WFR.com: Welchen Projekten gehst du im Augenblick nach?
Cisco: Ein neuer Roman kommt im Oktober (2013). Er heißt ‘Member’. Ich finde es nicht leicht, ihn zu beschreiben. Es geht um einen Mann, der unwissentlich in ein kosmisches Spiel hineingerät. Die Idee war, über einen doppeldeutigen Charakter zu schreiben, der zu nichts gehört, nicht einmal mehr zu diesem Roman über sein Leben. Er ist ein schlechter Held für einen Roman, verirrt sich ständig. Die Verirrung selbst ist interessanter.
WFR.com: Zum Schluß, was ist das Unheimlichste, das du je gelesen hast und warum?

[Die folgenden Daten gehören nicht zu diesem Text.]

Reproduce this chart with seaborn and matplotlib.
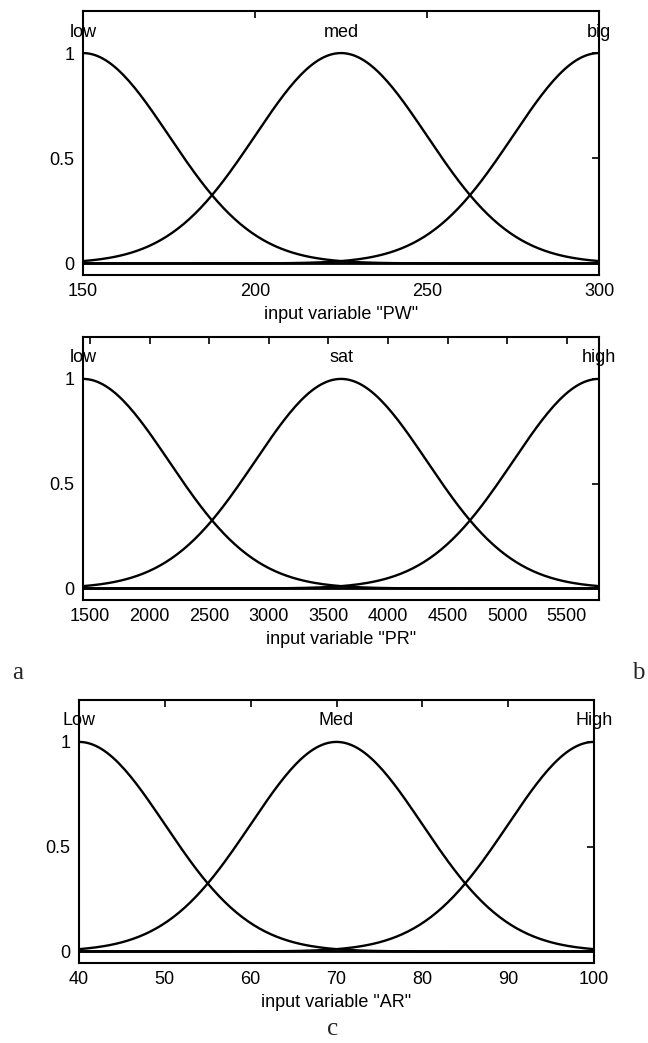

Cisco: Ich kann keine als die Unheimlichste von allen bezeichnen. Mein Ehrgeiz könnte es sein, meine eigenen Geschichten dafür zu halten. Nicht, weil ich mit jemanden wetteifern möchte, sondern, weil du es dir nicht vornehmen kannst, dir selbst Angst zu machen. Es gelingt dir oder eben nicht, keine weiß, warum. Hinsichtlich anderer Autoren, Kafkas Seltsamkeit ist vielleicht nicht am Unheimlichsten, aber so perfekt an sich, so außerhalb von allem, ohne Vorbild, so reich, ohne Effekthascherei, daß seine Geschichten stets auf mich wirken wie ein Leuchtfeuer oder eine Fanfare, die den Weg weist.